多くの人々に民芸の良さを伝え、魅了した万博の頃の熱気が今も残っているような感覚すら覚えます。
▲日本の民芸を紹介するEXPO’70のパビリオンとして作られた。
“民芸運動の西の拠点”でもあるのだとか。
自らも栃木県・益子に窯を持ち作品を生み出しながら大阪日本民芸館の初代館長として活躍した濱田庄司、二代目館長でもあり多くの人々に今おな愛され続ける美しい製品を生み出したプロダクトデザイナーの柳宗理を取り上げた特別展は興味深くボリュームもたっぷりです。
途中、ドイツ・BRAUN製の電卓や理科実験の蒸発皿、野球ボールまでもが並ぶコーナーがあり「なんだろうか?」と近くに寄ってみると、柳宗理によるエッセイが一緒に展示されていて、用途の中から必然的に磨かれ生まれる“デザインの美”がそれらを例に挙げ語られていたのです。
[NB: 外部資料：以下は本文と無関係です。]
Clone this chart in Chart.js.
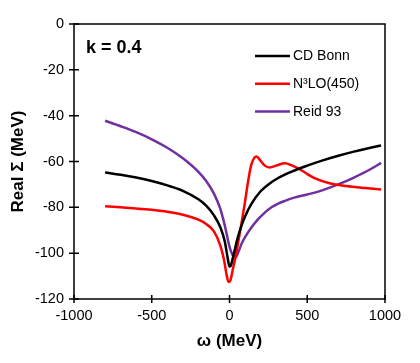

「民芸ってなんだか難しそうだ…」そんな風に思われがちでも案外身近なところに民芸の考えに通じるものがあると思うと、ちょっぴり面白く感じて興味が湧いてきますよね。
ミュージアムショップには魅惑の民芸品がずらりと並ぶ
▲ミュージアムショップにずらりと並ぶ民芸品の中で、艶と木目の美しさに惹かれて購入したのは会津若松の拭き漆の飯べらと急須置き。
館内の展示を一通り見終わり受付を併設したミュージアムショップへと戻ってきました。“ミュージアムショップ”といってもここに並ぶのは、愛知の瀬戸焼や出雲の出西窯をはじめとした全国各地の焼き物や、漆器、雑誌・民藝、大阪日本民芸館で開催された過去の特別展のポスターなど。
▲木製飯べらはご飯がくっつきやすいデメリットはあるものの見た目と触り心地が良く使っていてとても気持ちがいい。
普段はさらっと簡単にみる程度ですが、ここには「用の美」が宿る品々が鎮座していて、つい一品一品じっくりと眺めてしまいました。
悩んだ末に手に入れたのは会津若松の拭き漆の飯べらと急須置き。表面の光沢と強調された木目の美しさに惚れました。
▲中央が少し窪んだ急須置き。
全体的に丸っこいフォルムがかわいらしい。
平日の昼下がりだからかそこまで人も多くなく、小さな子どもを連れた家族や年配の方々が中心でのんびりとした時間が流れていました。
そんな静かな時間の中にも、民芸運動とEXPO’70のあの日の熱気が伝わってくる気がするのです。